As the shoot winds down, Tate tells Sam in a greenhouse that they can never publicly reveal he sold her story. Ian appears outside as they exit. The next day, Tate tells Ian she is dating Sam; he seems supportive. But when they leave the restaurant, photographers mob them with questions about Sam Brandis. In the car, Ian frames the scandal as a publicity gold mine for the film. Tate realizes he overheard her greenhouse conversation and leaked the story himself.
The fallout is swift. Sam is sent away before Tate returns. He leaves a voicemail clarifying he did not leak the story this time. Marco takes Tate, Emmeline, and Nana to a beach house in South Carolina. Nana, in a rare moment of openness, tells Tate she never wanted Tate closed off to love the way she and Emmeline had been. After more than a week, Tate reads Sam's four filtered emails, which grow increasingly desperate: He warns her about his involvement, confesses his enduring love, and says his life has not started because he is waiting for her to release him.
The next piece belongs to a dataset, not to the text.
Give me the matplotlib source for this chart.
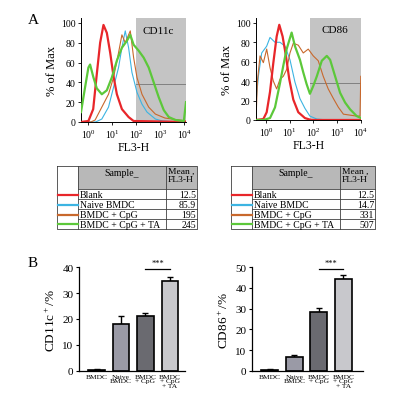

Marco, reading her face, books a flight to Vermont.
Tate walks the long dirt road to Sam's farmhouse, recognizing the landscape that inspired the
Milkweed sets. Sam emerges from the porch, jogs to her, and scoops her into his arms. Tate tells him she does not want to hide anymore; she wants to face the scandal together. She tells him she wants the "free-range, bottomless love" he described in his emails. Sam leads her to a patch of grass and asks if she has ever seen the stars from this spot, echoing their first night in the London garden. They lie down together and look at the sky.